A contractor, Fischer Plumbing of Seattle, initially quoted her up to $3,800 for repairs. That was after charging $341.64 to inspect the sewer lines with a camera.
Aghast, Crompton sought another opinion.
Fortunately for her, the bill from Justin Spear, an employee with a local landscaping company, totaled $278.02.
Spear dug a hole a few feet from the foundation Sept. 3 and noticed an obvious problem. Black plumbing pipes were routed into white stormwater pipes, instead of connecting to the home’s side sewer. Correcting the error required a drive to Home Depot, less than $50 in parts and about an hour’s worth of labor.
“The real crummy part is that it was a real simple fix,” Spear said.
The ordeal was far from over.
Years of accumulated waste remained in the private drainage system, and was seeping into public storm drains.
On Sept. 19, the county’s Surface Water Management Division hit Crompton and the other five homeowners with $5,000 in fines for violating water-pollution laws.
County ombudsman John Koster tried to broker a compromise after hearing from Crompton and another neighbor. If the homeowners split the estimated $15,500 cleanup cost, the fines would go away. Each homeowner would foot about $2,600 of the bill.
“Work had to be done one way or another,” Koster said. “I wasn’t looking at fault. I was looking at the best solution for all parties.”
The county needed to address the problem quickly, Koster said, to prevent the pollution from spreading during the rainy season. Also weighing on his mind was the prospect of hefty fines for violating federal stormwater laws. The county — and by extension its taxpayers — would end up paying for that.

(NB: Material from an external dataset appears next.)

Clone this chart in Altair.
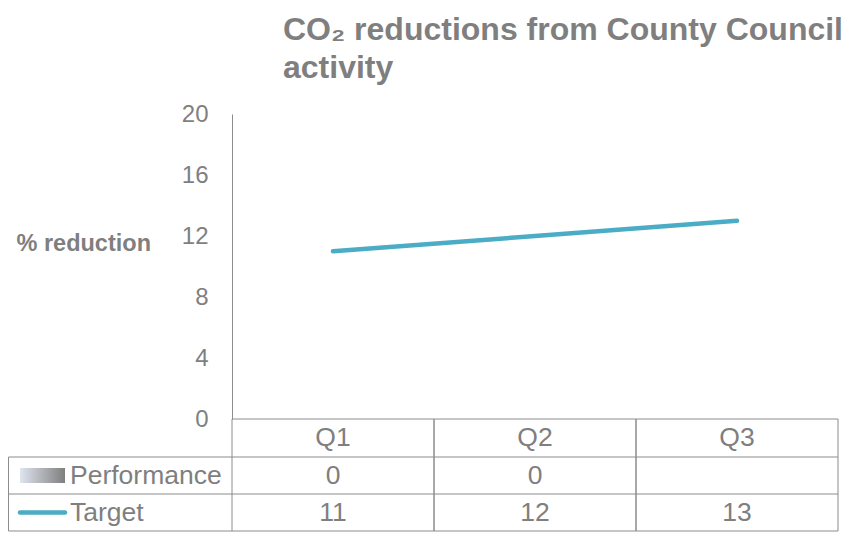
import altair as alt
import pandas as pd

# ---- data ----
quarters = ["Q1", "Q2", "Q3"]
performance = [0, 0, None]
target = [11, 12, 13]
y_ticks = [0, 4, 8, 12, 16, 20]
series_names = ["Performance", "Target"]
title_lines = ["CO\u2082 reductions from County Council", "activity"]
y_title = "% reduction"

# ---- styling ----
GRAY_TXT = "#7f7f7f"
LINE_GRAY = "#8c8c8c"
TEAL = "#4bacc6"
FONT = "Liberation Sans"
W, H = 606, 305
ROW_LINES = [343, 380, 417]
Q_Y, PERF_Y, TARG_Y = 324, 361.5, 398.5
LEFT = -223.5

df = pd.DataFrame({"quarter": quarters, "performance": performance, "target": target})
one = pd.DataFrame({"k": [0]})

xscale = alt.Scale(type="band", paddingInner=0, paddingOuter=0, domain=quarters)


def xenc(bp=None):
    if bp is None:
        return alt.X("quarter:N", scale=xscale, axis=None)
    return alt.X("quarter:N", scale=xscale, axis=None, bandPosition=bp)


yscale = alt.Scale(domain=[0, 20])
yaxis = alt.Axis(
    values=y_ticks, ticks=False, grid=False, domainColor=LINE_GRAY,
    labelColor=GRAY_TXT, labelFontSize=24, labelFont=FONT, labelPadding=24,
    title=y_title, titleAngle=0, titleAlign="left", titleBaseline="middle",
    titleX=-216, titleY=129, titleFont=FONT, titleFontSize=23.5,
    titleFontWeight="bold", titleColor=GRAY_TXT,
)

base = alt.Chart(df)

bars = base.mark_bar(color="#a6a6a6").encode(
    x=xenc(), y=alt.Y("performance:Q", scale=yscale, axis=yaxis)
)

line = base.mark_line(color=TEAL, strokeWidth=4.5, strokeCap="round").encode(
    x=xenc(0.5), y=alt.Y("target:Q", scale=yscale)
)

vrules_l = base.mark_rule(color=LINE_GRAY, strokeWidth=1).encode(
    x=xenc(0), y=alt.value(H), y2=alt.value(ROW_LINES[-1])
)
vrules_r = base.mark_rule(color=LINE_GRAY, strokeWidth=1).encode(
    x=xenc(1), y=alt.value(H), y2=alt.value(ROW_LINES[-1])
)

hlines = [
    alt.Chart(one).mark_rule(color=LINE_GRAY, strokeWidth=1).encode(
        x=alt.value(0), x2=alt.value(W), y=alt.value(H)
    )
]
for yy in ROW_LINES:
    hlines.append(
        alt.Chart(one).mark_rule(color=LINE_GRAY, strokeWidth=1).encode(
            x=alt.value(LEFT), x2=alt.value(W), y=alt.value(yy)
        )
    )
left_edge = alt.Chart(one).mark_rule(color=LINE_GRAY, strokeWidth=1).encode(
    x=alt.value(LEFT), y=alt.value(ROW_LINES[0]), y2=alt.value(ROW_LINES[-1])
)

txt = dict(font=FONT, fontSize=26.5, color=GRAY_TXT, baseline="middle")

q_text = base.mark_text(**txt).encode(x=xenc(0.5), y=alt.value(Q_Y), text="quarter:N")
perf_text = base.transform_filter("isValid(datum.performance)").mark_text(**txt).encode(
    x=xenc(0.5), y=alt.value(PERF_Y), text="performance:Q"
)
targ_text = base.mark_text(**txt).encode(x=xenc(0.5), y=alt.value(TARG_Y), text="target:Q")

names = pd.DataFrame({"series": series_names})
perf_label = alt.Chart(names).transform_filter(
    alt.datum.series == series_names[0]
).mark_text(align="left", **txt).encode(x=alt.value(-162), y=alt.value(PERF_Y), text="series:N")
targ_label = alt.Chart(names).transform_filter(
    alt.datum.series == series_names[1]
).mark_text(align="left", **txt).encode(x=alt.value(-162), y=alt.value(TARG_Y), text="series:N")

grad = alt.Gradient(
    gradient="linear",
    stops=[alt.GradientStop(color="#dfe4ee", offset=0), alt.GradientStop(color="#7f7f7f", offset=1)],
    x1=0, x2=1, y1=0, y2=0,
)
perf_sym = alt.Chart(one).mark_rect(color=grad).encode(
    x=alt.value(-212), x2=alt.value(-167), y=alt.value(PERF_Y - 7.5), y2=alt.value(PERF_Y + 7.5)
)
targ_sym = alt.Chart(one).mark_rule(color=TEAL, strokeWidth=4.5, strokeCap="round").encode(
    x=alt.value(-212), x2=alt.value(-167), y=alt.value(TARG_Y)
)

chart = alt.layer(
    bars, *hlines, left_edge, vrules_l, vrules_r, line,
    q_text, perf_text, targ_text, perf_label, targ_label, perf_sym, targ_sym,
).properties(
    width=W, height=H,
    padding={"left": 224, "top": 106, "right": 20, "bottom": 113},
    autosize=alt.AutoSizeParams(type="none"),
    title=alt.TitleParams(
        title_lines, anchor="start", frame="group", dx=51, fontSize=32, font=FONT,
        fontWeight="bold", color=GRAY_TXT, lineHeight=38, offset=17,
    ),
    background="white",
).configure_view(stroke=None)

chart.save("out.html", embed_options={"renderer": "svg", "actions": False})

Crompton didn’t sign up for the deal, but most neighbors did. One of them, Vera Tsukrenko, wanted the fines to go away, but she’s not sure she can pay her share of the bill either. She’s staying at home with a 1-year-old child, leaving her husband the only breadwinner.
“I don’t have extra money to pay that much and I don’t know what to do,” Tsukrenko said.
Though the waste was coming from one house, the county insists all six homeowners in the development are legally responsible.
Official documents for the Starlite Park Condominiums, the development’s official name, assigned the homeowners association responsibility for maintaining the common drainage system. In the Starlight development, like many other neighborhoods, people were unaware they even had a homeowners association. While it existed as a legal technicality, it was inactive and unfunded.
“We don’t have an HOA — we never had that,” Tsukrenko said. “We never had a fee or anything.”
Earlier this month, a contractor removed more than 7,000 gallons of waste from the drainage system, said Karen Kerwin, the county’s surface water engineering manager. The county has yet to receive a final bill.
Crompton bought her house in the working-class area back in 2005, during the building boom. She moved away in 2008 after the base closure at Fort Lawton in Seattle forced her to find a job on the East Coast. She soon mobilized to Iraq, spent two years there, and returned to Washington state in 2010. She now lives in Puyallup and rents her Lynnwood-area home.
The original builder, Tartan Development, is out of business. The company’s owner, Pat McDonald of Snohomish, declared bankruptcy in 2008.
Records show that county inspectors signed off on the home’s plumbing system during construction. They don’t identify the contractor.
The county’s inspection and enforcement manager said the goof-up with the misdirected pipes was so blatant, that no inspector should have missed it.
“I’m not saying it couldn’t happen, it’s just difficult to see how it was missed,” Mike McCrary said.
Another possibility is that the original work was good, but someone attempted a clumsy repair after the county inspection, McCrary said.
“As long as I’ve been here, I’ve never dealt with a cross connection like this before,” he said.
As far as Crompton is concerned, it’s the county’s mistake — and not her responsibility.
“I’m not paying for it and those other people aren’t paying it,” she said.
“I’m advocating that nobody pays for this except for Snohomish County.”